▶ [EXERCISE REQUIREMENTS]: Take every line where the string "this" appears and copy it.

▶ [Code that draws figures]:
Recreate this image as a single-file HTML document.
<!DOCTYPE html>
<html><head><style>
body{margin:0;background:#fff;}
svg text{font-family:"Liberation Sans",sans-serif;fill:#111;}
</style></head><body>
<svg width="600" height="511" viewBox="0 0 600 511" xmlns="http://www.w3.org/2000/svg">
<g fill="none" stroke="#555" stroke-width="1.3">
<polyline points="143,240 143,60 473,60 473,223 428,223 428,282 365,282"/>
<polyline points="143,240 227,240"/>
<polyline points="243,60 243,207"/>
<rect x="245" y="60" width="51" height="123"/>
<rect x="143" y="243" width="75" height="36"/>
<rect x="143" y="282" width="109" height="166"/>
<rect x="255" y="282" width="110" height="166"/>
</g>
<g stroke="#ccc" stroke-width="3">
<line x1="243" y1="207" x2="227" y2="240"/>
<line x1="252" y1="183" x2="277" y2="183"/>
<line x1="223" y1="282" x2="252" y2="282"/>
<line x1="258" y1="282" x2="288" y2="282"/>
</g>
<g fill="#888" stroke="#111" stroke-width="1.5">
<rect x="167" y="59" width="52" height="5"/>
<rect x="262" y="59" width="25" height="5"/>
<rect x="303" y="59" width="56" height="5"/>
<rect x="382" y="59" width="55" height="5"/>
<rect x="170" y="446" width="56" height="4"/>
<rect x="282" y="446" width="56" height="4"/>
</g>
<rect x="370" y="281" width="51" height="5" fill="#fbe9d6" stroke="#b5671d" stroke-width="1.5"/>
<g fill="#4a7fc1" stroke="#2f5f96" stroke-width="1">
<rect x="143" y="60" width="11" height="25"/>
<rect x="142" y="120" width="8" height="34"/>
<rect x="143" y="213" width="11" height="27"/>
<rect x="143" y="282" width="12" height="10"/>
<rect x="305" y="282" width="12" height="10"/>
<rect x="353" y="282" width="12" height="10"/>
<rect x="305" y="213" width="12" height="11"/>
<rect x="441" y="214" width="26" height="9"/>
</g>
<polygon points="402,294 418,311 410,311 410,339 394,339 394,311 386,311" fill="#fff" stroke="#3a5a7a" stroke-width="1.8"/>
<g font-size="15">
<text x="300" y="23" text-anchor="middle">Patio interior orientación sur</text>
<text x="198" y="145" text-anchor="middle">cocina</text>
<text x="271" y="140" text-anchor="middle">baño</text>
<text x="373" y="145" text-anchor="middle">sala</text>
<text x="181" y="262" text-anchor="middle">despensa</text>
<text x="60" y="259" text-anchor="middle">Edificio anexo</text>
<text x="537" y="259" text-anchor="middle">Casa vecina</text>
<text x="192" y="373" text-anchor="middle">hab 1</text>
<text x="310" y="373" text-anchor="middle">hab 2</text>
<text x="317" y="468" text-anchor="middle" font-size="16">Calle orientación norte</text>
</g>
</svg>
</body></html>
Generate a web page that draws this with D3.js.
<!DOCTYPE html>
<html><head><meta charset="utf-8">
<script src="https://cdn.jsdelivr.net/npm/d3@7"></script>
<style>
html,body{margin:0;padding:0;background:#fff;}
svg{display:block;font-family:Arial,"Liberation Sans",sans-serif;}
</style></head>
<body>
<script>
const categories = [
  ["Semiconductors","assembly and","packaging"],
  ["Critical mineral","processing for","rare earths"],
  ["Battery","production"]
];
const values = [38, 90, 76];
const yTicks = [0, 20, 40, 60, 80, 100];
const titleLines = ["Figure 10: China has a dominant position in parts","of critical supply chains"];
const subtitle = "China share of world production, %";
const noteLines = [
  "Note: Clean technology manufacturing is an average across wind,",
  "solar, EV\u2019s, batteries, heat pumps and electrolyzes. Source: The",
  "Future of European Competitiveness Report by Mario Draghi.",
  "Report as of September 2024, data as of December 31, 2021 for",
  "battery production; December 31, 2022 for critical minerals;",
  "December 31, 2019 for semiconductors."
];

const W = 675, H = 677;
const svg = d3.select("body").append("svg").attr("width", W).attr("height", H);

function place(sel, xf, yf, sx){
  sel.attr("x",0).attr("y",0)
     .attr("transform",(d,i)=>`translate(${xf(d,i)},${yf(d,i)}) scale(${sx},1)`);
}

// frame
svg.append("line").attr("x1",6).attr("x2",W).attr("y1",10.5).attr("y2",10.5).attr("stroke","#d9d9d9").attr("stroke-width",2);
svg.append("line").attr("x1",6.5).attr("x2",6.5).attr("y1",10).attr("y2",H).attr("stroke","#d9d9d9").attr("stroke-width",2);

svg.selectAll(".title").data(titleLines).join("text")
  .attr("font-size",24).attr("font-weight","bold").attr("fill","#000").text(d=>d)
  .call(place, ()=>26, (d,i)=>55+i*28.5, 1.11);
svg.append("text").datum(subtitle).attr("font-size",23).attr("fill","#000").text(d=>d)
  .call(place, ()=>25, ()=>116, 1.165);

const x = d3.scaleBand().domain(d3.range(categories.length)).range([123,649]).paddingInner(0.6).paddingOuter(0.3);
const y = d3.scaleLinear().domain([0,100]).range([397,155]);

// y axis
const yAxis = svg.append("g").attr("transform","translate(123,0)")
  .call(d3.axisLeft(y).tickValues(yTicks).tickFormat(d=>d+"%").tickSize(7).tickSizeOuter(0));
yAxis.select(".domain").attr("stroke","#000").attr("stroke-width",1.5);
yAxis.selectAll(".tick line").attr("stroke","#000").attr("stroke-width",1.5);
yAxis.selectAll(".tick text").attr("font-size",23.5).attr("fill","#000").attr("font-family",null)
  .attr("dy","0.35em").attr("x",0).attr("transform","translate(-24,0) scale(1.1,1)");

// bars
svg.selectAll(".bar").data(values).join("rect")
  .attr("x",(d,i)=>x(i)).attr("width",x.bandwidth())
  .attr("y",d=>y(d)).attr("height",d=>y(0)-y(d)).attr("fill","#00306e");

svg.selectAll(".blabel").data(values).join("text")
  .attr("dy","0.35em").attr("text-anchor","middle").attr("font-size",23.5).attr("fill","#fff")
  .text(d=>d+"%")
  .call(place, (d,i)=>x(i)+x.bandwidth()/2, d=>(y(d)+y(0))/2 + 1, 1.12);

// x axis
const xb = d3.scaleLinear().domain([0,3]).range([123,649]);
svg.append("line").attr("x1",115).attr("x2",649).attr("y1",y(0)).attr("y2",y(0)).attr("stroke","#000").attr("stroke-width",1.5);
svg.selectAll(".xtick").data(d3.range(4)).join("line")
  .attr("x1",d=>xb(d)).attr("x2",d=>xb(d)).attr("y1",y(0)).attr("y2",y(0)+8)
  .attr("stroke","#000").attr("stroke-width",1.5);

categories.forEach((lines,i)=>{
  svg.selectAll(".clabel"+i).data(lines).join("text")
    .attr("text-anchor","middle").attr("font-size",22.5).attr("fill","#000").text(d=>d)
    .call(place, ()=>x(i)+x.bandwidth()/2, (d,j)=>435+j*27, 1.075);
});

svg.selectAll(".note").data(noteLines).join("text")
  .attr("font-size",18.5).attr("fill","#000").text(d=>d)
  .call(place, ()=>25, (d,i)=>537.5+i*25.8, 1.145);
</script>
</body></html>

▶ [COMPLETE RESPONSE]:
Recreate this image as a single-file HTML document.
Generate a web page that draws this with D3.js.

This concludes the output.